U.S. Credit Downgrade: What Obama Should Do

The U.S. downgrade is no longer a hypothetical. It happened.

What to do now, from J.D. Foster, Ph.D.:

President Obama and the Congress have the time and opportunity to change the course of fiscal policy. The United States can recover its AAA credit rating and begin to heal the damage, but it must not delay. The debt ceiling deal included the provision for the creation of a joint select committee of Congress to cut at least $1.2 trillion over the next 10 years. Clearly, that figure is much too low. The committee was to report by November 23. Clearly, that is too late. In the eyes of many, the committee was designed to fail.
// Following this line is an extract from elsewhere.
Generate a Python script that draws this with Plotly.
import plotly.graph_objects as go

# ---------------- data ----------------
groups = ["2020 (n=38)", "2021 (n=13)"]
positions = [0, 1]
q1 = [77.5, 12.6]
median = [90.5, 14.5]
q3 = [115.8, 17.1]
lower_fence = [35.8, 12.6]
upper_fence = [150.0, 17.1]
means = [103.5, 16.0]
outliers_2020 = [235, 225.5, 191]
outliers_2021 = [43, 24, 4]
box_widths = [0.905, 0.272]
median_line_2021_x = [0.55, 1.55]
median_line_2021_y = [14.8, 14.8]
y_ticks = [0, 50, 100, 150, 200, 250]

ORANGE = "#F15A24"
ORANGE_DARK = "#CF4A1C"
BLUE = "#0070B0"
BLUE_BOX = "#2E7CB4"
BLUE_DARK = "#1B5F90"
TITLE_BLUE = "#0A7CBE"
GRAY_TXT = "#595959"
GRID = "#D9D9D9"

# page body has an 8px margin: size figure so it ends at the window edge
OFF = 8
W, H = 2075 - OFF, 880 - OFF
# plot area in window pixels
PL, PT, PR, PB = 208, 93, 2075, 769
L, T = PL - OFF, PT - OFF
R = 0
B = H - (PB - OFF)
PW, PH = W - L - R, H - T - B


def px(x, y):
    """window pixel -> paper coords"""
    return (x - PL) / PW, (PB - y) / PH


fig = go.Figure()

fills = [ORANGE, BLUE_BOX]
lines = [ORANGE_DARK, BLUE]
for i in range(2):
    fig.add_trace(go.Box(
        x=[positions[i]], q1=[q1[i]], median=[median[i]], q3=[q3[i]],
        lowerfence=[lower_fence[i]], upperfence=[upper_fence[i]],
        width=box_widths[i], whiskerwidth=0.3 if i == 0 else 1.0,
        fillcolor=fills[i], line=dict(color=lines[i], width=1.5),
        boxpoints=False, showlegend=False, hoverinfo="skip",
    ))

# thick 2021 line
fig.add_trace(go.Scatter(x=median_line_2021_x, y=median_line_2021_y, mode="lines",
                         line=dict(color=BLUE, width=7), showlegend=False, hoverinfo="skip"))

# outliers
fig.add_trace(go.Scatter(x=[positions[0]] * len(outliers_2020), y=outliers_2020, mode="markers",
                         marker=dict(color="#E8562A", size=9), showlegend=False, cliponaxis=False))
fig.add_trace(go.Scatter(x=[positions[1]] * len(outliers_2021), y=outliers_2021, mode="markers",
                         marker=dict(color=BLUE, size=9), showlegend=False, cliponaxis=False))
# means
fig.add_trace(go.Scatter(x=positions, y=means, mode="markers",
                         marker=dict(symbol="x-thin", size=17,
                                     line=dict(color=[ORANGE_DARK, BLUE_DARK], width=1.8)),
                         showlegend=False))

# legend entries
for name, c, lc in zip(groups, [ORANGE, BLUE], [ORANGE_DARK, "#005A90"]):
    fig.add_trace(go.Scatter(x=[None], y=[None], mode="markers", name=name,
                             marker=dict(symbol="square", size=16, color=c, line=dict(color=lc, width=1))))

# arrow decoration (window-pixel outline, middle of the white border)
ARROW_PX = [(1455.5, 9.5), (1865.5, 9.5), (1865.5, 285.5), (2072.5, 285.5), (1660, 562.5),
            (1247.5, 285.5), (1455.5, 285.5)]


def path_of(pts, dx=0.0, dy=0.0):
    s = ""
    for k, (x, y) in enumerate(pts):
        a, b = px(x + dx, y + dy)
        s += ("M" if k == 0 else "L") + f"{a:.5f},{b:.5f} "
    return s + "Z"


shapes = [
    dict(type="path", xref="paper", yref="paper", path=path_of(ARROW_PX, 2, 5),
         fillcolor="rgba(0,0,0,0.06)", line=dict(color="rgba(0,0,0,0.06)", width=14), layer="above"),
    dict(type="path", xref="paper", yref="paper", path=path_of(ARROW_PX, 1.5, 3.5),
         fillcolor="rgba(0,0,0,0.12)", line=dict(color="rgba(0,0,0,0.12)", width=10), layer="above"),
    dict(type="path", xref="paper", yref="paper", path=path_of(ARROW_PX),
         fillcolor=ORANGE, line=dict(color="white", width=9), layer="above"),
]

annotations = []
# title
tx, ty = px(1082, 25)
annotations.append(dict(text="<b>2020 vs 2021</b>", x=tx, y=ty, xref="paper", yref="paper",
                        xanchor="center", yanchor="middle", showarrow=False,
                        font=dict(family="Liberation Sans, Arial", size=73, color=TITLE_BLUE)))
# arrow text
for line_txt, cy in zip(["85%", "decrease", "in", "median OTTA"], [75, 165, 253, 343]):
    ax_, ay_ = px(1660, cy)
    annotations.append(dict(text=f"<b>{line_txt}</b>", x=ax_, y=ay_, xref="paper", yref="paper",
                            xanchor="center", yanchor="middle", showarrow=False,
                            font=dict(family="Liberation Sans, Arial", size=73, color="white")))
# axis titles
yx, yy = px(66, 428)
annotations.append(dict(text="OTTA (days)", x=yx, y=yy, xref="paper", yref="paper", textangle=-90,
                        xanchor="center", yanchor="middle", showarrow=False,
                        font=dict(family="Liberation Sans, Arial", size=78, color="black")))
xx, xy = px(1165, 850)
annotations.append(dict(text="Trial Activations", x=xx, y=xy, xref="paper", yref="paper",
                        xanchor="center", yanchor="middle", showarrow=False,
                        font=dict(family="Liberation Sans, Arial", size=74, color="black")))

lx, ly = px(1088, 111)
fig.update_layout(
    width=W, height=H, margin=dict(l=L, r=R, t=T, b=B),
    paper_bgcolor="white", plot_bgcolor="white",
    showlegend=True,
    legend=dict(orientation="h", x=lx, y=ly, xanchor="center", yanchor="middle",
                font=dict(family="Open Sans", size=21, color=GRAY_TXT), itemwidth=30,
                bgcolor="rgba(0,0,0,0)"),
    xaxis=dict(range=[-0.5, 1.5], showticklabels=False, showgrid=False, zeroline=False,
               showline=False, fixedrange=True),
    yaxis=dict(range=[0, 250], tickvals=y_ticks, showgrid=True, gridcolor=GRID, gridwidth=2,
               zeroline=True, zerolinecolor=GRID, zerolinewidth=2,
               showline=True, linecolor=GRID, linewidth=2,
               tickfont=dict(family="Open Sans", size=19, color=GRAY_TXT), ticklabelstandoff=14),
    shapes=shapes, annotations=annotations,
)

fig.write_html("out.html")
That must not happen.

President Obama must now do things he has been loath to do heretofore. First, he must lead. No more grand speeches, nor more politicking, no more finger-pointing while criticizing those who oppose him. Above all, leading now means corralling his forces to reach across the aisle to Republicans and work together.

Second, he should give up the ideological fight for higher taxes on anyone. For one thing, even suggesting higher taxes when unemployment is so high and economic growth is so low suggests a man more committed to politics than jobs. As The Heritage Foundation suggested at the start of his term, President Obama should suspend his desire for higher taxes at least until the economy has moved far toward full employment. The wisdom (or lack thereof) of higher taxes can be debated when Americans are back to work.
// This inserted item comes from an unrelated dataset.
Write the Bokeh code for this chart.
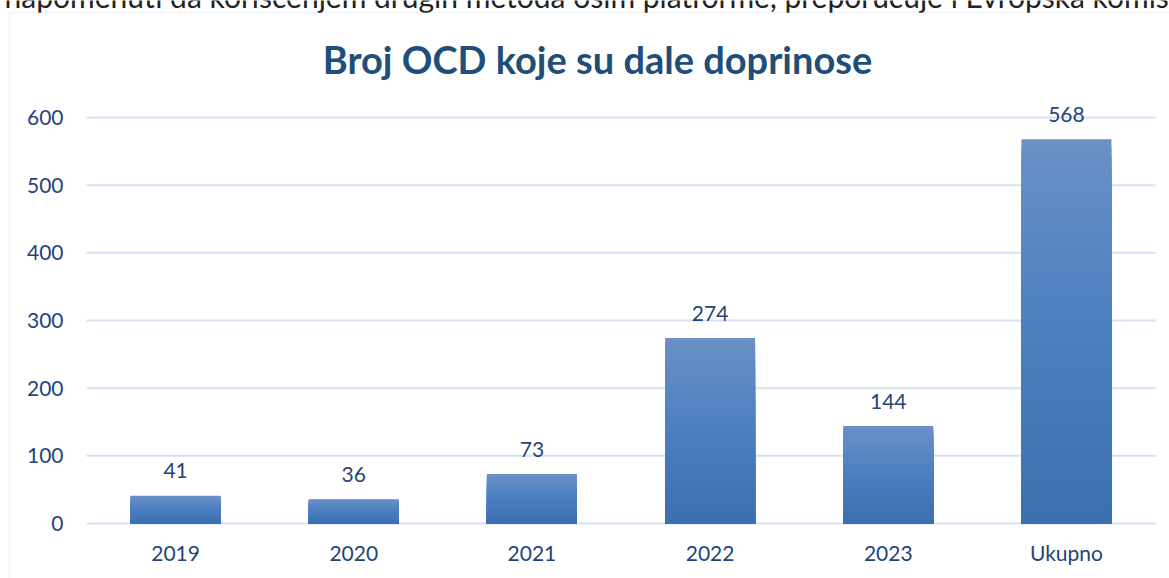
from bokeh.plotting import figure
from bokeh.models import Range1d, Label, BoxAnnotation, ColumnDataSource, FixedTicker
from bokeh.embed import file_html
from bokeh.resources import INLINE
from bokeh.core.properties import value

# ---- data ----
categories = ["2019", "2020", "2021", "2022", "2023", "Ukupno"]
counts = [41, 36, 73, 274, 144, 568]
y_ticks = [0, 100, 200, 300, 400, 500, 600]
title_text = "Broj OCD koje su dale doprinose"
context_text = "napomenuti da korišćenjem drugih metoda osim platforme, preporučuje i Evropska komisija"

# ---- layout (pixels) ----
W, H = 1169, 578
PLOT_L, PLOT_R, PLOT_T, PLOT_B = 86, 1155, 117, 523
Y_MAX = 600
ncat = len(categories)
kx = (PLOT_R - PLOT_L) / ncat
ky = (PLOT_B - PLOT_T) / Y_MAX

FONT = "Lato"
TXT = "#264478"
GRID = "#D6E2F2"

# gradient stops (top -> middle -> bottom of each bar)
stops = [(0.0, (107, 144, 198)), (0.5, (74, 127, 192)), (1.0, (60, 111, 176))]


def grad(t):
    for (t0, c0), (t1, c1) in zip(stops[:-1], stops[1:]):
        if t0 <= t <= t1:
            f = (t - t0) / (t1 - t0)
            return "#%02x%02x%02x" % tuple(int(round(a + (b - a) * f)) for a, b in zip(c0, c1))
    return "#%02x%02x%02x" % stops[-1][1]


xpos = [i + 0.5 for i in range(ncat)]

# nested bars: each drawn from 0 to a fraction of the value, darker as it gets shorter
N = 50
seg_x, seg_top, seg_color = [], [], []
for i in range(N):
    frac = 1 - i / N
    for x, v in zip(xpos, counts):
        seg_x.append(x)
        seg_top.append(v * frac)
        seg_color.append(grad((i + 0.5) / N))

seg_src = ColumnDataSource(dict(x=seg_x, top=seg_top, color=seg_color))
lab_src = ColumnDataSource(dict(x=xpos, y=counts, t=[str(v) for v in counts]))
grid_src = ColumnDataSource(dict(y=y_ticks, x0=[0] * len(y_ticks), x1=[ncat] * len(y_ticks)))

p = figure(
    x_range=Range1d(-PLOT_L / kx, ncat + (W - PLOT_R) / kx),
    y_range=Range1d(-(H - PLOT_B) / ky, Y_MAX + PLOT_T / ky),
    frame_width=W, frame_height=H,
    min_border=0,
    output_backend="svg", toolbar_location=None,
)
p.outline_line_color = None
p.background_fill_color = "white"
p.border_fill_color = "white"
p.xgrid.visible = False
p.ygrid.visible = False

# gridlines
p.segment(x0="x0", x1="x1", y0="y", y1="y", source=grid_src, line_color=GRID, line_width=2)

# bars
p.vbar(x="x", width=0.505, bottom=0, top="top", source=seg_src,
       fill_color="color", line_color=None)

# value labels
p.text(x="x", y="y", text="t", source=lab_src, text_align="center", text_baseline="middle",
       y_offset=-25, text_font=value(FONT), text_font_size="21px", text_color=TXT)

# axes placed inside the frame at x=0 / y=0
for ax in (p.xaxis[0], p.yaxis[0]):
    ax.axis_line_color = None
    ax.major_tick_line_color = None
    ax.minor_tick_line_color = None
    ax.major_tick_out = 0
    ax.major_tick_in = 0
    ax.major_label_text_font = FONT
    ax.major_label_text_font_size = "21px"
    ax.major_label_text_color = TXT
p.yaxis.fixed_location = 0
p.xaxis.fixed_location = 0
p.yaxis.ticker = FixedTicker(ticks=y_ticks)
p.yaxis.major_label_standoff = 23
p.xaxis.ticker = FixedTicker(ticks=xpos)
p.xaxis.major_label_overrides = {x: c for x, c in zip(xpos, categories)}
p.xaxis.major_label_standoff = 16

# title
p.add_layout(Label(x=597, y=H - 58, x_units="screen", y_units="screen", text=title_text,
                   text_align="center", text_baseline="alphabetic", text_font=FONT,
                   text_font_style="bold", text_font_size="38px", text_color="#1F4E79"))

# cut-off paragraph line above the chart box (cut by the page edge, as in the source)
p.add_layout(Label(x=4, y=H + 5, x_units="screen", y_units="screen", text=context_text,
                   text_align="left", text_baseline="alphabetic", text_font=FONT,
                   text_font_size="30px", text_color="#222222"))

# chart box border
p.add_layout(BoxAnnotation(left=9, right=W + 50, top=H - 12, bottom=-50,
                           left_units="screen", right_units="screen",
                           top_units="screen", bottom_units="screen",
                           fill_alpha=0, line_color="#CADBF0", line_width=1.5))

open("out.html", "w").write(file_html(p, INLINE))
Finally, the President should forego his inclination to use entitlement reforms for political purposes. Scaring seniors about Social Security checks and related “Mediscare” tactics, which are basic elements of the Democratic party playbook, must stop. The problem is too much entitlement spending now and even more so in the near future. Republicans know it. Democrats know it. Conservatives know it. Liberals know it. The nation now knows it.
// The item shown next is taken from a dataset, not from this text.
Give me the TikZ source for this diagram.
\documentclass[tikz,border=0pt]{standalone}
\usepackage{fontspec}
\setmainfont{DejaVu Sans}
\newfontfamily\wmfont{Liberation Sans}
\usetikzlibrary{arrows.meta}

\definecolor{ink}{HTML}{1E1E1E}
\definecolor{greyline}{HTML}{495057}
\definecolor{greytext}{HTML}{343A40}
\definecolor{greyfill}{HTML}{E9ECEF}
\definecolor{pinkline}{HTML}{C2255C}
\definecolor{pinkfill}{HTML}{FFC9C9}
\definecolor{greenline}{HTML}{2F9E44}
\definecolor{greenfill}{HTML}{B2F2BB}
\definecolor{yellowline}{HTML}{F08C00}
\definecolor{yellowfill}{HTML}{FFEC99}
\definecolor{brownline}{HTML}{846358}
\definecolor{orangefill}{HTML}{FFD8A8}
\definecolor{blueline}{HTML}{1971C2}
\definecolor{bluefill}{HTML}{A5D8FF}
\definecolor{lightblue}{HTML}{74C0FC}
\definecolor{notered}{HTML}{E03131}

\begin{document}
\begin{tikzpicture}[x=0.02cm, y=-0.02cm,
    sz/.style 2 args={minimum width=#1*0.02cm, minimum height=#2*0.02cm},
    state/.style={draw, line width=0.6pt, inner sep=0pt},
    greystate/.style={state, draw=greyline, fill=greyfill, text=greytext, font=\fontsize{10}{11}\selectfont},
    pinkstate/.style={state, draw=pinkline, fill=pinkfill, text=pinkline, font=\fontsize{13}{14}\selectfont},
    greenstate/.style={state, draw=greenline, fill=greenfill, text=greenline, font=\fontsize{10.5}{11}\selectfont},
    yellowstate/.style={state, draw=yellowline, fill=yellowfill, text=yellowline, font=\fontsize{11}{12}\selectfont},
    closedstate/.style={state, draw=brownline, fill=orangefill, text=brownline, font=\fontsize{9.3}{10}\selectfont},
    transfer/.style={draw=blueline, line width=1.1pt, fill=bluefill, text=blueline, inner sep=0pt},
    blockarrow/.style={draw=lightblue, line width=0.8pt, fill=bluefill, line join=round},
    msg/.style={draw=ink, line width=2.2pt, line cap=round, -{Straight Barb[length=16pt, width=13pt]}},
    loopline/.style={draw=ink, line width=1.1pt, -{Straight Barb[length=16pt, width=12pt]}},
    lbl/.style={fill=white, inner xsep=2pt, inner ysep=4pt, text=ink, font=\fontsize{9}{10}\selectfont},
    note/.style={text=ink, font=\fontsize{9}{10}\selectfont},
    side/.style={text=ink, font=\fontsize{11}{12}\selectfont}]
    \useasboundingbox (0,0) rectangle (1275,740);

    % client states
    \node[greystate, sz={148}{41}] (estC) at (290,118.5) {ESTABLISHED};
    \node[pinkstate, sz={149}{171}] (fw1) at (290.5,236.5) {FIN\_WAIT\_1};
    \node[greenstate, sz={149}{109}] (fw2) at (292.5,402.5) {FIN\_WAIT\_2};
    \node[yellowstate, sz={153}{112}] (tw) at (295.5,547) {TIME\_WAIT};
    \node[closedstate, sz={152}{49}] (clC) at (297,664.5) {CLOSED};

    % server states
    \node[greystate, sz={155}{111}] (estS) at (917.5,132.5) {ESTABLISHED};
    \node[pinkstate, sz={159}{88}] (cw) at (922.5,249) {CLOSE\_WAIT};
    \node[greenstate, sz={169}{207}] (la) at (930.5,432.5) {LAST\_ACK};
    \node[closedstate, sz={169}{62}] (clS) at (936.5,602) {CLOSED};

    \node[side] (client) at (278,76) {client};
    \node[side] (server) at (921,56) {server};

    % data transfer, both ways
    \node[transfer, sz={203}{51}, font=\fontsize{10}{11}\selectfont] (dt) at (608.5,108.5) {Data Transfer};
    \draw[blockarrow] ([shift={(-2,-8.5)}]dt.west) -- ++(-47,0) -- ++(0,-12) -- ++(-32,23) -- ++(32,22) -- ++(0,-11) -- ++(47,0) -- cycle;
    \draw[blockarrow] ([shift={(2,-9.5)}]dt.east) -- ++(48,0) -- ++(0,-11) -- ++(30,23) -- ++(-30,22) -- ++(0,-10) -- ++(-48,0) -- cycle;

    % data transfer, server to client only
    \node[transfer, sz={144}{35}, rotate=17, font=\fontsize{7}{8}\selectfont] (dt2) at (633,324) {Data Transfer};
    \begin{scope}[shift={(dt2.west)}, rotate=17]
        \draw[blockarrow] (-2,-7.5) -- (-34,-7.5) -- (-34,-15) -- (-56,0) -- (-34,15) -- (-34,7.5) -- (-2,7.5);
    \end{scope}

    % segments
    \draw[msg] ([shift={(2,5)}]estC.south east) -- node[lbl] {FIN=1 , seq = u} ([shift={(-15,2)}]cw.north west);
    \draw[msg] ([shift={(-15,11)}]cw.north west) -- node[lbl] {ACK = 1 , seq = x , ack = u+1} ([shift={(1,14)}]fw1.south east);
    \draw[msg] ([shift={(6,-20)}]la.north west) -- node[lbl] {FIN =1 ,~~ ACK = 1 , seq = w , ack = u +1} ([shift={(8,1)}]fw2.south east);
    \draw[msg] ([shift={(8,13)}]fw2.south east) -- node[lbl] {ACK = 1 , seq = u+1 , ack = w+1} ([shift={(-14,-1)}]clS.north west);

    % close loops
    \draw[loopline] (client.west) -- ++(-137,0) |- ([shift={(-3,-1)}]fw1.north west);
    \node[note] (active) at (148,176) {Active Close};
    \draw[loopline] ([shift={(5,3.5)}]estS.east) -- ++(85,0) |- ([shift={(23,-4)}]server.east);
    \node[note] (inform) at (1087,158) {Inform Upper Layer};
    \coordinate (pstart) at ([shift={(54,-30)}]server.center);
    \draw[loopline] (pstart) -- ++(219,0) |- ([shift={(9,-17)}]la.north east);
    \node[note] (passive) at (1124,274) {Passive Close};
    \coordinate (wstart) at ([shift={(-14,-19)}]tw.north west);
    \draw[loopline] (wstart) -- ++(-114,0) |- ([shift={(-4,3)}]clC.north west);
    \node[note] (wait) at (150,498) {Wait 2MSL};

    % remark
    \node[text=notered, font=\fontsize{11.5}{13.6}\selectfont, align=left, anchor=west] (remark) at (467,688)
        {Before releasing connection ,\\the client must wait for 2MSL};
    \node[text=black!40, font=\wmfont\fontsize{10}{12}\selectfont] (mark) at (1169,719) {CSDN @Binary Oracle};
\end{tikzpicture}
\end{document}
A number of sound incremental reforms can garner strong bipartisan support and can substantially improve these program’s sustainability and the nation’s finances. The President must lead his party to join hands with Republicans in the joint select committee to embrace these reforms and be ready to enact them, saving far more than $1.2 trillion and far sooner than November 23.

Obama is wrong about so much when it comes to the economy.

The Democrats are not letting up on their class warfare.

They have no intention of reining in spending. Their solution is more entitlements.

In effect, they're in a hole and continuing to dig.

This pandering and these political games have to stop.

It's time to do what's best for the country, now and in the future.

What are the odds of that happening?